Making money is really important, there is nothing new in that sweeping statement.  However when does it become an obsession and something that ruins the legacy of everything serene and well, pure?  The world gets bigger every day, people are still dying from various means but the incoming far outweigh the outgoing.  Erosion and deforestation begins to reduce the natural elements of our world and commercial transactions generally take first position over preservation and non-human life has become, or always has been, a vector to the carrier.  Clinging on in the hope that they will be led to salvation and survival.  Town, city and rural planners try to get a step or two ahead from the constant migration, legal or otherwise, to find a place for everyone who has the cash to afford it.  Why does it feel like nothing is permanent anymore?

As I mature into a young adult, one who still regularly purges himself to oblivion on a Saturday night, perhaps to forget my insignificance in this vast planet, I realise that most of what I have sought is built upon a lie.  Stadiums constantly renamed the Bunnings Boneyard or the Channel Seven Chipotle for 10 dollars Super stadia in accordance with the sponsor who pays the most money to the point when you cannot keep track anymore, businesses swapping hands at a rate of knots and the same old barrage of slow news days where a shock jock has offended half the country or a TV host has a go at public breastfeeding.  The popular music industry that moves slowly with the times but shoves it down your throat when it realises that something is ‘cool’ with the kids.  Life is repetitive.  Individuals who cannot pick up on sarcasm, cynicism or most notably, when an entity is cross promoting and leading you into a consumerist trap, seemingly double by the day. Sheep on the internet, the same old arguments in chat forums and for what?  A little dignity and a chance to hold your head a little higher I suppose.

Life is fleeting, death resides in our temples much of our life and sometimes we just need to stop and love a little bit more.  But it is hard.  Work in the morning, the grass needs to be watered, the dog needs a pat, the kids need to be fed, the neighbours want to catch up, Lisa is texting you constantly, your assignment is due tomorrow, you owe Billy $100 but the landlord is riding your ass for rent and you desperately, desperately need some sexual stimulation.  Does it ever stop?  Or is it a consistent flow until you reach your death bed and wish that you’d seen the Great Barrier Reef and walked The Way of St James?

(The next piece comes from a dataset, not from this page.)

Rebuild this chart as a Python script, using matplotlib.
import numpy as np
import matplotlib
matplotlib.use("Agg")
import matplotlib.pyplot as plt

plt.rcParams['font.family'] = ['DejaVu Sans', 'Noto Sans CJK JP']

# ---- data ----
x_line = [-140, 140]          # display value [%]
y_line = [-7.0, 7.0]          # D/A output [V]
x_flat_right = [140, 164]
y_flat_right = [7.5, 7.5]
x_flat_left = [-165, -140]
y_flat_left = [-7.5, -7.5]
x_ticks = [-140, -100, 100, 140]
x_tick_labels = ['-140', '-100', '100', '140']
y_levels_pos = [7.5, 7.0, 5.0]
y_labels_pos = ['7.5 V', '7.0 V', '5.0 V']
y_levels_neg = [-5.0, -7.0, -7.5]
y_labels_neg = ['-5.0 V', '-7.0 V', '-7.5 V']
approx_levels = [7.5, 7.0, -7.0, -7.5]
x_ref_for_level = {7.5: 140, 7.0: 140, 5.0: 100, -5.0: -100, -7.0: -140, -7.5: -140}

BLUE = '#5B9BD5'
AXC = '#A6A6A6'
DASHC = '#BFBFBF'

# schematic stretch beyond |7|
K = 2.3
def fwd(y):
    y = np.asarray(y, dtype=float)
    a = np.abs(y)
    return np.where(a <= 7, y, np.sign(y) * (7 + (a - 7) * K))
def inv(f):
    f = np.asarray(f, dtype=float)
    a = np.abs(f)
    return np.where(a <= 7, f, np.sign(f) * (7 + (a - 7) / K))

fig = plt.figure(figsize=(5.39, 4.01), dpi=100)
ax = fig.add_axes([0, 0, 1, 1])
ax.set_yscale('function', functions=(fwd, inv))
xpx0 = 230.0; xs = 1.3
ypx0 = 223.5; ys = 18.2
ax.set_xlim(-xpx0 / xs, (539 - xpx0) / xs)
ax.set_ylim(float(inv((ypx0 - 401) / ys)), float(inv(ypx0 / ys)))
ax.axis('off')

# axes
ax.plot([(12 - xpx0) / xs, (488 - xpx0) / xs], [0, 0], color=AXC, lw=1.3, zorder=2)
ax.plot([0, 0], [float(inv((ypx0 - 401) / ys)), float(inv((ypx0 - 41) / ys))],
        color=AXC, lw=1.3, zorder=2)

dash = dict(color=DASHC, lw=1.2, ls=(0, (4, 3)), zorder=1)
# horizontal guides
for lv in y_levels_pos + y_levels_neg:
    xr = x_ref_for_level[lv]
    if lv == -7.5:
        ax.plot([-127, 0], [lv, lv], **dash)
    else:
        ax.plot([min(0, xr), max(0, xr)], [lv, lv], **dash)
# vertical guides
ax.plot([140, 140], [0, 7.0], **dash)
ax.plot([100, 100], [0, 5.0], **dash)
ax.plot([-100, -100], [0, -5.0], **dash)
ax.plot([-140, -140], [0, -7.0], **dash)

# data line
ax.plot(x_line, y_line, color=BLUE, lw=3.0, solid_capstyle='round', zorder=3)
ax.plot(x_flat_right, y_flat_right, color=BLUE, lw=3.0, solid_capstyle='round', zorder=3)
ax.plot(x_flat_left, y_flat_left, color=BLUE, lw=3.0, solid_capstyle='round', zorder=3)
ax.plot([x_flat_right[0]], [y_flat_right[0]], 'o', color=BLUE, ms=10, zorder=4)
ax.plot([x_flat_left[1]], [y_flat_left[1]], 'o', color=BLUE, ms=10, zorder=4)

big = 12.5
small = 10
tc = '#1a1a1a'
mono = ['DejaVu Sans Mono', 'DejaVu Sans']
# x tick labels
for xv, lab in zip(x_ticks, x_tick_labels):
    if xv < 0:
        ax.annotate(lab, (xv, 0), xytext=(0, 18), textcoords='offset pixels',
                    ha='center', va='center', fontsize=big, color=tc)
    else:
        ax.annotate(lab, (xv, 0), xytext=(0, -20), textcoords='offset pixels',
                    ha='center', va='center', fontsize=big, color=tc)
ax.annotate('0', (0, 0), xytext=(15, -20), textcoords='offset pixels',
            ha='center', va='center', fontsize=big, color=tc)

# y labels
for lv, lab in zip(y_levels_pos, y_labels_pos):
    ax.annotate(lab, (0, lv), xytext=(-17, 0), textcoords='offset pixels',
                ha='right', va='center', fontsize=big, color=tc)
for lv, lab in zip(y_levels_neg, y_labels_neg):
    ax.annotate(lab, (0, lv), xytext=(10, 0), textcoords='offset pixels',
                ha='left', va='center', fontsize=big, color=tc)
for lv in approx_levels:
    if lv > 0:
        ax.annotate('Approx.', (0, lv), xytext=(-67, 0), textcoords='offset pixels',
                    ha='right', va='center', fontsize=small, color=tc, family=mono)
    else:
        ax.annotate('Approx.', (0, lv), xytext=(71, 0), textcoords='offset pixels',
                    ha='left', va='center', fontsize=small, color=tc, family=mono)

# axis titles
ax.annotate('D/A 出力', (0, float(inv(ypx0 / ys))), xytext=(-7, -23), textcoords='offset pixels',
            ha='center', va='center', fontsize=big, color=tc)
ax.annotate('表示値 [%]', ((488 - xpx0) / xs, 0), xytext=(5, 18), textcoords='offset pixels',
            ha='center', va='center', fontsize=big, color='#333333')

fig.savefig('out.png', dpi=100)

And then the depressing thought arises.  The Great Barrier Reef is dying and what is to happen to the beautiful churches when no one goes to Sunday mass anymore?  Trends come and go and unless something holds a particular long-standing significance, it is touchable and editable.  As we charge toward development, it would be nice to stop and soak it all up.  The little things that we loved.  The children’s shows we adored, the teddy bears we hugged, the family pet we cherised and the weekly visit to the lolly shop for a couple of gum drops and a gobstopper.  But life isn’t permanent and neither are the things we love.  Our parents grow older and we grow a little wiser (I hope) and grasp onto everything that is up in heads until that is gone as well.  New generations enter the fold, the same grumbles occur from our elders about how Generation Y, Z or double zero are lazy and self-satisfied and how things were better in their day.  But now we have I-pads, I-pods and I-O-Us and it feels good to play your favourite songs and ignore those consistent grumblings.  Watching your father’s lips move and his furrowed brow move up and down whilst Marvin Gaye plays right through your eardrums and you swear that he looks a little bit darker in the skin, hitting those notes as if they were his very own.

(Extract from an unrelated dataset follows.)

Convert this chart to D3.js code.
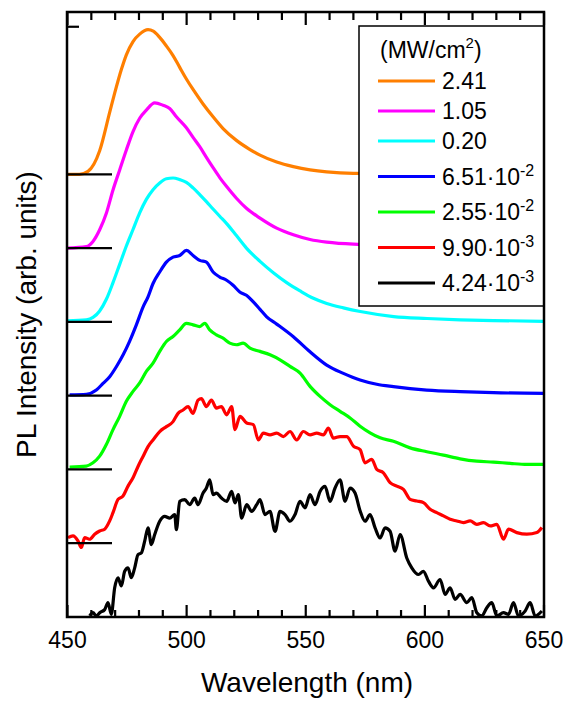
<!DOCTYPE html>
<html>
<head>
<meta charset="utf-8">
<script src="https://cdn.jsdelivr.net/npm/d3@7"></script>
<style>
body { margin: 0; background: #fff; }
text { font-family: "Liberation Sans", Arial, sans-serif; fill: #000; }
</style>
</head>
<body>
<div id="chart"></div>
<script>
// PL spectra, normalised intensity vs wavelength (nm)
var orange = [[450,0],[455,0],[458.6,0.02],[463.5,0.16],[467.7,0.42],[469.8,0.55],[472.6,0.71],[474.7,0.81],[477.5,0.9],[480.3,0.95],[483.8,0.98],[486,0.97],[488.6,0.93],[491.5,0.87],[494.3,0.805],[497.1,0.725],[499.9,0.646],[502.7,0.575],[506.9,0.477],[511.1,0.39],[515.3,0.31],[520.9,0.23],[526.6,0.168],[530.8,0.13],[537.8,0.083],[544.8,0.052],[551.8,0.03],[558.8,0.016],[570,0.006],[600,0.003],[650,0.002]];
var magenta = [[450,0],[457.9,0.01],[460.7,0.045],[463.5,0.124],[466.3,0.236],[469.1,0.394],[471.9,0.53],[474.7,0.665],[477.5,0.79],[480.3,0.88],[483.1,0.935],[486.6,0.984],[490.1,0.968],[492.9,0.946],[495.7,0.89],[499.9,0.815],[502.7,0.75],[505.5,0.687],[508.3,0.615],[511.1,0.545],[513.9,0.478],[516.8,0.417],[520.9,0.338],[525.1,0.27],[530.8,0.203],[537.8,0.135],[544.8,0.09],[551.8,0.058],[558.8,0.04],[570,0.027],[600,0.018],[650,0.012]];
var cyan = [[450,0.007],[457.9,0.014],[460.7,0.03],[463.5,0.074],[466.3,0.153],[469.1,0.266],[471.9,0.39],[474.7,0.514],[477.5,0.626],[480.3,0.739],[483.1,0.83],[485.9,0.896],[488.7,0.941],[491.5,0.97],[494.3,0.975],[497.1,0.964],[499.9,0.945],[502.7,0.908],[505.5,0.863],[508.3,0.815],[511.1,0.765],[513.9,0.716],[516.8,0.666],[520.9,0.585],[525.1,0.5],[530.8,0.41],[536.4,0.333],[542,0.266],[547.6,0.21],[553.2,0.16],[558.8,0.125],[565.8,0.095],[572.9,0.07],[586.9,0.036],[600.9,0.023],[614.8,0.014],[628.8,0.009],[649.8,0.004]];
var blue = [[450.9,0.005],[457.9,0.009],[462.1,0.038],[464.9,0.083],[467.7,0.128],[470.5,0.196],[473.3,0.275],[476.1,0.37],[478.9,0.48],[481.7,0.6],[483.8,0.67],[485.9,0.76],[488.7,0.838],[491.5,0.905],[494.3,0.939],[497.1,0.95],[499.9,0.984],[502.7,0.95],[505.5,0.917],[508.3,0.905],[511.1,0.838],[513.9,0.804],[516.8,0.782],[519.5,0.748],[522.3,0.703],[525.1,0.68],[528,0.635],[530.8,0.585],[533.6,0.534],[537.8,0.485],[544.8,0.399],[551.8,0.297],[558.8,0.207],[565.8,0.151],[572.8,0.106],[579.8,0.077],[586.8,0.061],[600.8,0.038],[614.8,0.027],[628.8,0.02],[649.8,0.016]];
var green = [[450.9,0.016],[457.9,0.023],[460.7,0.045],[463.5,0.09],[466.3,0.169],[469.1,0.27],[471.9,0.36],[474.7,0.462],[477.5,0.529],[480.3,0.586],[483.1,0.664],[485.9,0.72],[488.7,0.8],[491.5,0.867],[494.3,0.901],[497.1,0.946],[499.9,0.99],[502.7,0.98],[505.5,0.968],[507.6,0.99],[509.7,0.946],[512.5,0.912],[515.3,0.89],[518.1,0.856],[520.9,0.845],[523.7,0.856],[526.6,0.822],[530.8,0.8],[535,0.777],[539.2,0.743],[543.4,0.698],[547.6,0.653],[551.8,0.563],[556,0.495],[560.2,0.439],[564.4,0.394],[568.6,0.349],[572.8,0.293],[577,0.248],[581.2,0.214],[586.8,0.191],[593.8,0.146],[600.8,0.12],[607.8,0.097],[614.8,0.072],[621.8,0.056],[628.8,0.05],[635.8,0.041],[642.8,0.034],[649.8,0.034]];
var red = [[450.2,0.038],[452.3,0.05],[454.4,0.016],[455.8,-0.029],[457.2,0.038],[459.3,0.027],[461.4,0.061],[463.5,0.083],[465.6,0.095],[467.7,0.151],[469.1,0.207],[471.2,0.297],[473.3,0.32],[475.4,0.387],[477.5,0.443],[479.6,0.52],[481.7,0.588],[483.8,0.655],[485.9,0.7],[488.7,0.757],[491.5,0.79],[494.3,0.824],[496.4,0.88],[498.5,0.903],[500.6,0.926],[502.7,0.88],[504.8,0.97],[506.2,0.98],[508.3,0.926],[510.4,0.97],[512.5,0.916],[514.6,0.926],[516.8,0.87],[518.9,0.926],[520.3,0.77],[522.4,0.86],[525.2,0.815],[528,0.804],[530.1,0.7],[532.2,0.746],[535,0.734],[537.8,0.746],[540.6,0.723],[543.4,0.757],[546.2,0.7],[549,0.757],[551.8,0.734],[554.6,0.746],[557.4,0.734],[559.5,0.78],[561.6,0.712],[564.4,0.723],[567.2,0.723],[570,0.658],[572.8,0.635],[574.9,0.545],[577.7,0.568],[579.8,0.5],[582.6,0.477],[585.4,0.41],[588.2,0.387],[591,0.365],[593.8,0.297],[596.6,0.286],[599.4,0.275],[602.2,0.23],[605,0.207],[607.8,0.185],[610.6,0.162],[613.4,0.151],[616.2,0.14],[619,0.151],[621.8,0.128],[624.6,0.14],[627.4,0.117],[630.2,0.128],[633,0.027],[635.1,0.095],[638.6,0.072],[642.8,0.061],[647,0.072],[649.1,0.106]];
var black = [[459.3,0.007],[460.7,0.029],[462.1,0.007],[463.5,0.029],[465.6,0.05],[467,0.097],[468.4,0.018],[469.8,0.198],[471.2,0.266],[472.6,0.21],[474,0.31],[475.4,0.333],[476.8,0.266],[478.2,0.333],[479.6,0.423],[481,0.434],[482.4,0.514],[483.8,0.604],[485.2,0.491],[486.6,0.559],[488.7,0.649],[490.8,0.682],[492.9,0.67],[495,0.694],[495.7,0.592],[497.1,0.784],[499.2,0.795],[501.3,0.761],[503.4,0.806],[504.8,0.761],[506.9,0.84],[508.3,0.874],[509.7,0.93],[511.1,0.829],[512.5,0.84],[514.6,0.806],[516.8,0.784],[518.9,0.851],[520.3,0.773],[521.7,0.829],[523.1,0.67],[525.2,0.761],[527.3,0.716],[529.4,0.761],[530.8,0.795],[532.9,0.694],[535,0.716],[537.1,0.58],[539.2,0.716],[541.3,0.694],[543.4,0.649],[545.5,0.694],[547.6,0.784],[549.7,0.74],[551.8,0.829],[553.9,0.761],[556,0.851],[558.1,0.885],[560.2,0.784],[562.3,0.874],[564.4,0.93],[566.5,0.784],[568.6,0.874],[570.7,0.84],[572.8,0.72],[574.9,0.649],[577,0.694],[579.1,0.604],[581.2,0.536],[583.3,0.604],[585.4,0.581],[587.5,0.446],[589.6,0.559],[592.4,0.4],[594.5,0.333],[597.3,0.288],[599.4,0.31],[601.5,0.243],[603.6,0.198],[606.4,0.254],[608.5,0.153],[610.6,0.198],[612.7,0.119],[614.8,0.153],[617.6,0.097],[619.7,0.131],[621.8,0.029],[623.9,0.007],[626,0.063],[628.1,0.097],[630.2,0.007],[633,0.029],[635.1,0.018],[637.2,0.097],[639.3,0.007],[642.1,0.041],[644.2,0.097],[646.3,0.007],[649.1,0.041]];

var series = [orange, magenta, cyan, blue, green, red, black];
var colors = ["#ff7f00", "#ff00ff", "#00ffff", "#0000ff", "#00ff00", "#ff0000", "#000000"];
var offsets = [3, 2.5, 2, 1.5, 1, 0.5, 0];
var legendBase = ["2.41", "1.05", "0.20", "6.51\u00b710", "2.55\u00b710", "9.90\u00b710", "4.24\u00b710"];
var legendExp = ["", "", "", "-2", "-2", "-3", "-3"];
var majorTicks = [450, 500, 550, 600, 650];
var minorTicks = d3.range(460, 650, 10).filter(function(d){ return d % 50 != 0; });

var width = 566, height = 704;
var pLeft = 67, pRight = 544, pTop = 12, pBottom = 617;

var svg = d3.select("#chart").append("svg")
    .attr("width", width)
    .attr("height", height);

var x = d3.scaleLinear().domain([450, 650]).range([pLeft + 0.5, pRight]);
var y = d3.scaleLinear().domain([0, 4.1]).range([pBottom, pTop]);

svg.append("clipPath").attr("id", "clip")
    .append("rect")
    .attr("x", pLeft).attr("y", pTop)
    .attr("width", pRight - pLeft).attr("height", pBottom - pTop);

// spectra
var line = d3.line().curve(d3.curveMonotoneX);
var plot = svg.append("g").attr("clip-path", "url(#clip)");
series.forEach(function(s, i) {
    plot.append("path")
        .datum(s)
        .attr("fill", "none")
        .attr("stroke", colors[i])
        .attr("stroke-width", 3.2)
        .attr("stroke-linejoin", "round")
        .attr("d", line.x(function(d){ return x(d[0]); })
                       .y(function(d){ return y(d[1] + offsets[i]); }));
});

// x ticks, pointing inward on top and bottom
var xTicks = majorTicks.map(function(d){ return {v: d, len: 12}; })
    .concat(minorTicks.map(function(d){ return {v: d, len: 7}; }));
var tickG = svg.append("g").attr("stroke", "#000").attr("stroke-width", 2.2);
tickG.selectAll(".tb").data(xTicks).enter().append("line")
    .attr("class", "tb")
    .attr("x1", function(d){ return x(d.v); }).attr("x2", function(d){ return x(d.v); })
    .attr("y1", pBottom).attr("y2", function(d){ return pBottom - d.len; });
tickG.selectAll(".tt").data(xTicks).enter().append("line")
    .attr("class", "tt")
    .attr("x1", function(d){ return x(d.v); }).attr("x2", function(d){ return x(d.v); })
    .attr("y1", pTop).attr("y2", function(d){ return pTop + d.len + 1; });

// y ticks: baseline markers and one short tick
var yTicks = offsets.filter(function(d){ return d > 0; }).map(function(d){ return {v: d, len: 45}; })
    .concat([{v: 4, len: 12}]);
tickG.selectAll(".ty").data(yTicks).enter().append("line")
    .attr("class", "ty")
    .attr("x1", pLeft).attr("x2", function(d){ return pLeft + d.len; })
    .attr("y1", function(d){ return y(d.v); }).attr("y2", function(d){ return y(d.v); });

// x tick labels
svg.selectAll(".xl").data(majorTicks).enter().append("text")
    .attr("class", "xl")
    .attr("x", function(d){ return x(d); })
    .attr("y", 648)
    .attr("text-anchor", "middle")
    .style("font-size", "23px")
    .text(function(d){ return d; });

// legend
var legend = svg.append("g");
legend.append("rect")
    .attr("x", 359).attr("y", 26)
    .attr("width", pRight - 359).attr("height", 280)
    .attr("fill", "#fff")
    .attr("stroke", "#000")
    .attr("stroke-width", 1.5);

var title = legend.append("text").attr("x", 380).attr("y", 58).style("font-size", "23px");
title.append("tspan").text("(MW/cm");
title.append("tspan").attr("dy", -10).style("font-size", "15px").text("2");
title.append("tspan").attr("dy", 10).text(")");

var rowY = 81;
legendBase.forEach(function(lbl, i) {
    if (i > 0) rowY += legendExp[i] ? 35.5 : 30;
    legend.append("line")
        .attr("x1", 378).attr("x2", 435)
        .attr("y1", rowY).attr("y2", rowY)
        .attr("stroke", colors[i])
        .attr("stroke-width", 3);
    var t = legend.append("text")
        .attr("x", 442).attr("y", rowY + 8)
        .style("font-size", "23px");
    t.append("tspan").text(lbl);
    if (legendExp[i]) {
        t.append("tspan").attr("dy", -9).style("font-size", "16px").text(legendExp[i]);
    }
});

// frame
svg.append("rect")
    .attr("x", pLeft).attr("y", pTop)
    .attr("width", pRight - pLeft).attr("height", pBottom - pTop)
    .attr("fill", "none")
    .attr("stroke", "#000")
    .attr("stroke-width", 2.5);

// axis titles
svg.append("text")
    .attr("x", 307).attr("y", 692)
    .attr("text-anchor", "middle")
    .style("font-size", "28px")
    .text("Wavelength (nm)");

svg.append("text")
    .attr("transform", "translate(36," + ((pTop + pBottom) / 2) + ") rotate(-90)")
    .attr("text-anchor", "middle")
    .style("font-size", "28px")
    .text("PL Intensity (arb. units)");
</script>
</body>
</html>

No, Marvin Gaye is dead but his music stays alive… but for how long?  How many little kids choosing the manafactured records of Flo Rida and Pitbull over the fervently coated soul beats does it take until Marvin truly dies?  Do these great artists always live or do they slowly erode just like the coral at the bottom of the Great Barrier Reef?  Maybe I can keep them alive a little longer as long as they are in my thoughts.  It’s like when I come across an old song and wonder what the artist is up to right now?  Still performing, still living it up, still battling through the piles of papers in his studio as he attempts to develop the next great soul album or is he surrounding himself with a crack pipe and some empty dreams?  I’ll try to think of him a little more to keep him alive even if only in my heart.  Is that all that keeps us alive, being in people’s thoughts and dreams?  If they can’t see you, or touch you, or be near you, do you really exist in their lives and vice versa?  Of course, with Facebook, Skype and a cheeky text, more people are contactable with the touch of a button to the point that it feels like they are only two or three streets away.  More importantly, is anyone thinking about me right now?  It’d only be a temporary thing though.

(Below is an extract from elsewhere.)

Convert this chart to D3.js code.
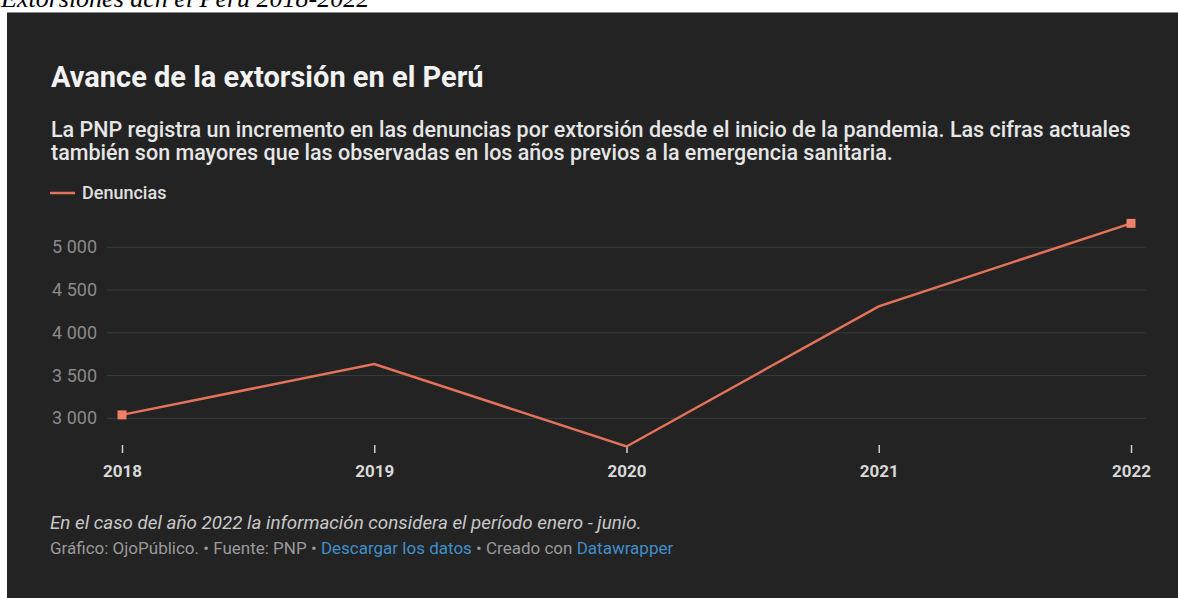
<!DOCTYPE html>
<html>
<head>
<meta charset="utf-8">
<script src="https://cdn.jsdelivr.net/npm/d3@7"></script>
<style>
  body { margin: 0; background: #fff; }
  svg { display: block; }
</style>
</head>
<body>
<div class="line-chart"></div>
<script>
const years = ['2018', '2019', '2020', '2021', '2022'];
const denuncias = [3040, 3635, 2670, 4310, 5280];
const yTicks = [3000, 3500, 4000, 4500, 5000];
const seriesName = 'Denuncias';

const W = 1178, H = 598;
const fmt = d => d3.format(',')(d).replace(',', ' ');

const svg = d3.select('.line-chart')
  .append('svg')
  .attr('width', W)
  .attr('height', H);

// caption above the panel (cut off at top)
svg.append('text')
  .attr('x', 1)
  .attr('y', 7)
  .attr('font-family', 'Liberation Serif, serif')
  .attr('font-style', 'italic')
  .attr('font-size', 26)
  .attr('fill', '#000')
  .text('Extorsiones ach el Perú 2018-2022');

// dark panel
svg.append('rect')
  .attr('x', 7).attr('y', 12)
  .attr('width', W - 7).attr('height', H - 12)
  .attr('fill', '#232323');
svg.append('line')
  .attr('x1', 7).attr('x2', W).attr('y1', 12.5).attr('y2', 12.5)
  .attr('stroke', '#8a8a8a').attr('stroke-width', 1);

const font = 'Roboto, sans-serif';

// title and description
svg.append('text')
  .attr('x', 51).attr('y', 87)
  .attr('font-family', font).attr('font-weight', 700)
  .attr('font-size', 29).attr('fill', '#f2f2f2')
  .text('Avance de la extorsión en el Perú');

const desc = [
  'La PNP registra un incremento en las denuncias por extorsión desde el inicio de la pandemia. Las cifras actuales',
  'también son mayores que las observadas en los años previos a la emergencia sanitaria.'
];
svg.selectAll('.desc')
  .data(desc)
  .enter()
  .append('text')
  .attr('x', 51)
  .attr('y', (d, i) => 137 + i * 23)
  .attr('font-family', font).attr('font-weight', 500)
  .attr('font-size', 21.5).attr('fill', '#e6e6e6')
  .text(d => d);

// legend
svg.append('line')
  .attr('x1', 50).attr('x2', 75).attr('y1', 193).attr('y2', 193)
  .attr('stroke', '#e5735a').attr('stroke-width', 2.5);
svg.append('text')
  .attr('x', 82).attr('y', 199)
  .attr('font-family', font).attr('font-weight', 500)
  .attr('font-size', 18).attr('fill', '#e0e0e0')
  .text(seriesName);

// scales
const x = d3.scalePoint().domain(years).range([122, 1131]);
const y = d3.scaleLinear().domain([3000, 5000]).range([418.3, 247.3]);

// grid + y labels
svg.selectAll('.grid')
  .data(yTicks)
  .enter()
  .append('line')
  .attr('x1', 107).attr('x2', 1146)
  .attr('y1', d => y(d)).attr('y2', d => y(d))
  .attr('stroke', '#3a3a3a').attr('stroke-width', 1);

svg.selectAll('.ylab')
  .data(yTicks)
  .enter()
  .append('text')
  .attr('x', 97)
  .attr('y', d => y(d) + 6)
  .attr('text-anchor', 'end')
  .attr('font-family', font)
  .attr('font-size', 18).attr('fill', '#8a8a8a')
  .text(fmt);

// x axis
const xAxis = svg.append('g')
  .attr('transform', 'translate(0,445)')
  .call(d3.axisBottom(x).tickSize(8).tickPadding(12));
xAxis.select('.domain').remove();
xAxis.selectAll('.tick line')
  .attr('stroke', '#cfcfcf').attr('stroke-width', 1.5);
xAxis.selectAll('.tick text')
  .attr('font-family', font).attr('font-weight', 700)
  .attr('font-size', 17).attr('fill', '#d8d8d8');

// line
const pts = years.map((yr, i) => ({ year: yr, value: denuncias[i] }));
svg.append('path')
  .datum(pts)
  .attr('fill', 'none')
  .attr('stroke', '#e5735a')
  .attr('stroke-width', 2.5)
  .attr('d', d3.line().x(d => x(d.year)).y(d => y(d.value)));

// end markers
svg.selectAll('.marker')
  .data([pts[0], pts[pts.length - 1]])
  .enter()
  .append('rect')
  .attr('x', d => x(d.year) - 4.5)
  .attr('y', d => y(d.value) - 4.5)
  .attr('width', 9).attr('height', 9)
  .attr('fill', '#f08066');

// notes
svg.append('text')
  .attr('x', 50).attr('y', 529)
  .attr('font-family', font).attr('font-style', 'italic')
  .attr('font-size', 18.8).attr('fill', '#c8c8c8')
  .text('En el caso del año 2022 la información considera el período enero - junio.');

const src = svg.append('text')
  .attr('x', 50).attr('y', 554)
  .attr('font-family', font)
  .attr('font-size', 17).attr('fill', '#9a9a9a');
src.append('tspan').text('Gráfico: OjoPúblico. • Fuente: PNP • ');
src.append('tspan').attr('fill', '#3f8fcb').text('Descargar los datos');
src.append('tspan').text(' • Creado con ');
src.append('tspan').attr('fill', '#3f8fcb').text('Datawrapper');
</script>
</body>
</html>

It is like those nights that you never want to end and then you find out that the business is changing hands or a few of your friends are heading away for a few months and you just don’t have the money to follow them.  Things change, people move on, lovers love and leave you and CDs become digital files and chinos become uncool.  Sometimes I just want to pause time and make everything perfect.  But does perfect exist?  And for how long?  That memory of the lolly shop as you walked into the front door for the first time with your equal best friends Joe and Ed are much better than the reality of three 22 year olds walking in for a couple of chocolate bars and some weird looks from the parents of the kids you just smiled at in a most innocuous way.

As I get older, class and respect becomes paramount to my existence because you realise that not everything is worth the time of day and some people are intolerable of difference and change.  You want to convince them that there is something beautiful on every corner and someone willing to help them and talk to them and convince them that being homosexual is not wrong or unnatural and that colour is just a bit of skin pigmentation that went a different way to their own. And I don’t want to waste time in fear that I become a temporary worry or a passing comment.  But isn’t that the fate of all of us until we really think and remember what their legacy was and how much we really did love them?

We all leave a mark with our actions, we can all be a part of a changing society or one that stagnates and stays the same and either way is fine with me as long as I can play my Motown tunes and imagine how nice it would have been to be in a jazz bar with the Funk Brothers playing along with the Four Tops, or Marvin or even Ben Harper for a modern flavour.

So football grounds change their names and businesses swap hands and things erode and more people come into the system.  What can I do as an individual to halt that?  Who am I to judge?  I’m just a young man who wants to leave a legacy.  Something that I am proud of.  But who is to say that I won’t make compromises and become a temporary realist?  I want to say that I hold some permanent non-negotiables but I always state that I will never say never.  And that is kind of bittersweet and a little frightening.  But I’m sure the feeling is only temporary.